For A Turin-Inspired Aperitivo Hour, Try A Cinque 7 Spritz

In the realm of spritzes, the Aperol spritz tends to reign supreme. The Italian classic pairs its namesake orange liqueur with prosecco for a delicious summer drink. Aperol, however, is just the tip of the spritz iceberg. For your next Italian-style aperitivo, switch up your drink and try a Cinque 7. The cocktail replaces bittersweet, bright orange Aperol with semi-sweet Vermouth di Torino for a spritz worth sipping. 

To make a vermouth-inspired Cinque 7, simply use the fortified wine as you would Aperol. Like an Aperol spritz, the Cinque 7 cocktail utilizes prosecco but instead pairs it with vermouth. Think: A Negroni sbagliato, hold the Campari. Note that you'll want vermouth bianco for this cocktail, which comes sweeter than dry vermouth but not as sweet as the darker, red versions. That sparkling prosecco balances with slightly sweet Bianco vermouth, creating a drink that's as easy to sip as it is to make.

As for how to use the vermouth? The key to a Cinque 7 is in the ratios of your ingredients, as it is in any spritz. Semi-sweet vermouth plays nearly as pivotal a role in the cocktail as prosecco; the two alcohols are featured in nearly equal proportions.
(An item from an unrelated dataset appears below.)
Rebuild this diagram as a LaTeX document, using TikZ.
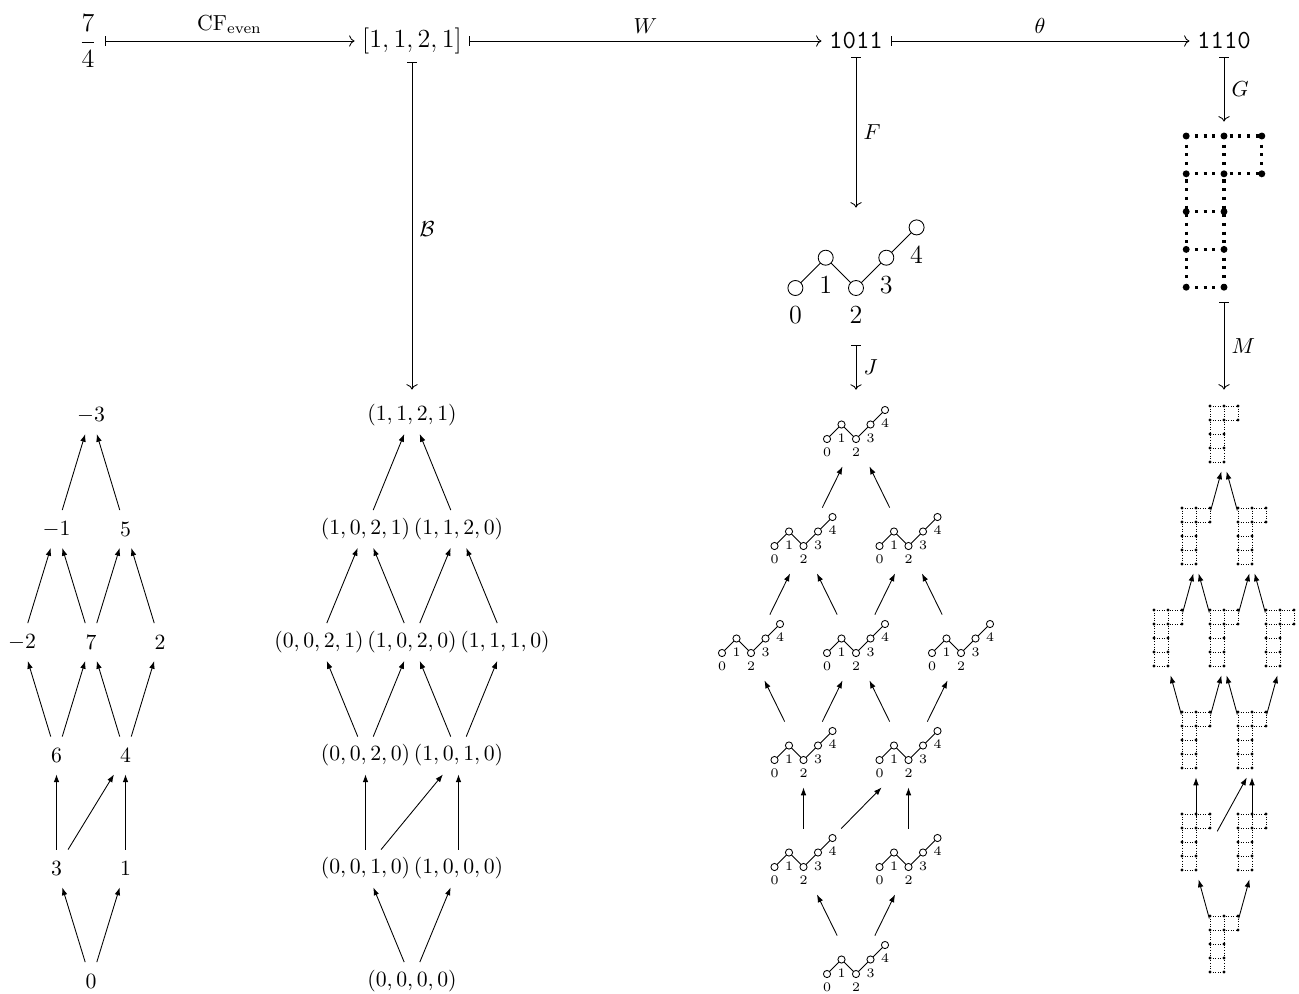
\documentclass[tikz,border=0pt]{standalone}
\usepackage{amsmath}
\usetikzlibrary{arrows.meta}
\newcommand\tinyfont{\fontsize{5.8}{7}\selectfont}
% zigzag path: #1 x, #2 y of circle 2, #3 step, #4 radius, #5 label offset, #6 font
\newcommand\zigpath[6]{%
  \draw[line width=0.4pt] ({#1-2*#3},#2) -- ({#1-#3},{#2-#3}) -- (#1,#2) -- ({#1+#3},{#2-#3}) -- ({#1+2*#3},{#2-2*#3});
  \foreach \i/\j/\l in {-2/0/0,-1/-1/1,0/0/2,1/-1/3,2/-2/4}{%
    \filldraw[fill=white,line width=0.4pt] ({#1+(\i)*#3},{#2+(\j)*#3}) circle[radius=#4];
    \node[font=#6,inner sep=0pt] at ({#1+(\i)*#3},{#2+(\j)*#3+#5}) {$\l$};
  }%
}
% dotted grid: #1 x of middle column, #2 y of bottom row, #3 step, #4 line style, #5 dot radius
\newcommand\gridpic[5]{%
  \draw[#4] ({#1-#3},{#2-4*#3}) -- ({#1+#3},{#2-4*#3})
            ({#1-#3},{#2-3*#3}) -- ({#1+#3},{#2-3*#3})
            ({#1-#3},{#2-2*#3}) -- (#1,{#2-2*#3})
            ({#1-#3},{#2-#3}) -- (#1,{#2-#3})
            ({#1-#3},#2) -- (#1,#2)
            ({#1-#3},{#2-4*#3}) -- ({#1-#3},#2)
            (#1,{#2-4*#3}) -- (#1,#2)
            ({#1+#3},{#2-4*#3}) -- ({#1+#3},{#2-3*#3});
  \foreach \i/\j in {-1/0,0/0,-1/1,0/1,-1/2,0/2,-1/3,0/3,-1/4,0/4,1/3,1/4}
    \fill ({#1+(\i)*#3},{#2-(\j)*#3}) circle[radius=#5];
}
\tikzset{
  elem/.style={inner sep=0pt, minimum height=17pt, minimum width=12pt},
  hasse/.style={line width=0.4pt, -{Latex[length=3.6pt,width=2.6pt]}},
  mapsto/.style={line width=0.4pt, {Bar[width=4.5pt]}-{To}},
  zbox/.style={draw=none, inner sep=0pt, minimum width=34.96pt, minimum height=34.96pt},
  gpoint/.style={draw=none, inner sep=0pt, minimum size=0pt},
  biggridline/.style={line width=1.4pt, dash pattern=on 1.4pt off 2.6pt},
  smallgridline/.style={line width=0.35pt, dash pattern=on 0.4pt off 0.8pt},
}
\begin{document}
\begin{tikzpicture}[x=0.46pt,y=-0.46pt]
\useasboundingbox (0,0) rectangle (1299,994);

% top row
\node[font=\large] (q) at (88,41) {$\dfrac{7}{4}$};
\node[font=\large] (cf) at (412,41) {$[1,1,2,1]$};
\node[font=\large] (w) at (856,41) {\texttt{1011}};
\node[font=\large] (th) at (1224,41) {\texttt{1110}};

% big zigzag and big grid
\node[draw=none,inner sep=0pt,minimum width=64.4pt,minimum height=63.02pt] (bz) at (856,276.5) {};
\zigpath{856}{288}{30.3}{3.45pt}{27.5}{\large}
\node[draw=none,inner sep=0pt,minimum width=46pt,minimum height=82.8pt] (bg) at (1224,212) {};
\gridpic{1224}{287.2}{37.8}{biggridline}{1.6pt}

% column 1
\node[elem] (a1) at (91,415) {$-3$};
\node[elem] (a21) at (56.5,529) {$-1$};
\node[elem] (a22) at (125.5,529) {$5$};
\node[elem] (a31) at (22,642) {$-2$};
\node[elem] (a32) at (91,642) {$7$};
\node[elem] (a33) at (160,642) {$2$};
\node[elem] (a41) at (56.5,755.5) {$6$};
\node[elem] (a42) at (125.5,755.5) {$4$};
\node[elem] (a51) at (56.5,868.5) {$3$};
\node[elem] (a52) at (125.5,868.5) {$1$};
\node[elem] (a6) at (91,981) {$0$};

% column 2
\node[elem] (b1) at (412,415) {$(1,1,2,1)$};
\node[elem] (b21) at (365.5,529) {$(1,0,2,1)$};
\node[elem] (b22) at (458.5,529) {$(1,1,2,0)$};
\node[elem] (b31) at (319,642) {$(0,0,2,1)$};
\node[elem] (b32) at (412,642) {$(1,0,2,0)$};
\node[elem] (b33) at (505,642) {$(1,1,1,0)$};
\node[elem] (b41) at (365.5,755.5) {$(0,0,2,0)$};
\node[elem] (b42) at (458.5,755.5) {$(1,0,1,0)$};
\node[elem] (b51) at (365.5,868.5) {$(0,0,1,0)$};
\node[elem] (b52) at (458.5,868.5) {$(1,0,0,0)$};
\node[elem] (b6) at (412,981) {$(0,0,0,0)$};

% column 3
\foreach \n/\x/\y in {1/856/439, 21/803.5/546, 22/908.5/546, 31/751/653, 32/856/653, 33/961/653, 41/803.5/760, 42/908.5/760, 51/803.5/867, 52/908.5/867, 6/856/974}{
  \node[zbox] (z\n) at (\x,\y) {};
  \zigpath{\x}{\y}{14.5}{1.65pt}{13.5}{\tinyfont}
}

% column 4
\foreach \n/\x/\y in {1/1224/462, 21/1196/564, 22/1252/564, 31/1168/666, 32/1224/666, 33/1280/666, 41/1196/768, 42/1252/768, 51/1196/870, 52/1252/870, 6/1224/972}{
  \node[gpoint] (g\n) at (\x,\y) {};
  \gridpic{\x}{\y}{14}{smallgridline}{0.7pt}
}

% maps
\draw[mapsto] (q) -- (cf) node[midway,above] {$\mathrm{CF}_{\mathrm{even}}$};
\draw[mapsto] (cf) -- (w) node[midway,above] {$W$};
\draw[mapsto] (w) -- (th) node[midway,above] {$\theta$};
\draw[mapsto, shorten >=3pt] (cf) -- (b1) node[midway,right] {$\mathcal{B}$};
\draw[mapsto] (w) -- (bz) node[midway,right] {$F$};
\draw[mapsto] (th) -- (bg) node[midway,right] {$G$};
\draw[mapsto, shorten >=5pt] (bz) -- (z1) node[pos=0.4,right] {$J$};
\draw[mapsto, shorten >=33.12pt] (bg) -- (g1) node[pos=0.275,right] {$M$};

% Hasse diagrams
\foreach \s/\t in {6/51,6/52,51/41,51/42,52/42,41/31,41/32,42/32,42/33,31/21,32/21,32/22,33/22,21/1,22/1}{
  \draw[hasse] (a\s) -- (a\t);
  \draw[hasse] (b\s) -- (b\t);
}
\foreach \s/\t/\e in {6/51/-5.64pt, 6/52/-5.64pt, 51/41/-5.06pt, 51/42/-7.09pt, 52/42/-5.06pt, 41/31/-5.64pt, 41/32/-5.64pt, 42/32/-5.64pt, 42/33/-5.64pt, 31/21/-5.64pt, 32/21/-5.64pt, 32/22/-5.64pt, 33/22/-5.64pt, 21/1/-5.64pt, 22/1/-5.64pt}{
  \draw[hasse, shorten >=\e] (z\s) -- (z\t);
}
\foreach \s/\t/\a/\b in {6/51/25.3pt/4.28pt, 6/52/25.3pt/4.28pt, 51/41/24.38pt/4.14pt, 51/42/20.06pt/4.74pt, 52/42/24.38pt/4.14pt, 41/31/25.3pt/4.28pt, 41/32/25.3pt/4.28pt, 42/32/25.3pt/4.28pt, 42/33/25.3pt/4.28pt, 31/21/25.3pt/4.28pt, 32/21/25.3pt/4.28pt, 32/22/25.3pt/4.28pt, 33/22/25.3pt/4.28pt, 21/1/25.3pt/4.28pt, 22/1/25.3pt/4.28pt}{
  \draw[hasse, shorten <=\a, shorten >=\b] (g\s) -- (g\t);
}
\end{tikzpicture}
\end{document}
Bianco vermouth distinguishes this spritz from similar prosecco-based counterparts

Prosecco is one of those drinks that pairs well with practically any addition, from elderflower in the style of a Hugo Spritz to, of course, semi-sweet vermouth á la a Cinque 7. Bianco vermouth adds just the right amount of sugar to your drink. "[Bianco vermouth] is just a semi-sweet version invented in 1881," said cocktail and spirits educator Philip Duff. "This is the dominant style [in] the whole world."

While Bianco vermouth dominates globally, it's widely believed to have begun in Italy, so it's the perfect drink for any happy hour. Specifically, Vermouth is associated with Turin, embracing the flavors of Northern Italy. For comparison, Aperol was invented in 1919 with similarly Northern Italian roots in Venice. So, while the two spritz derivatives differ in ingredients, they similarly offer a taste of Italy — albeit through different forms of alcohol.

Even better? Both spritzes are straightforward to make. In its Cinque 7 recipe, the Vermouth brand Cucielo calls for 100 milliliters of prosecco and 75 milliliters of Cucielo Bianco. From there, home bartenders should add a splash of soda water and two to three dashes of orange bitters. Mix the whole drink together with ice, and you'll have your new favorite cocktail. All that's missing is an Italian balcony — and maybe some happy hour aperitivo snacks.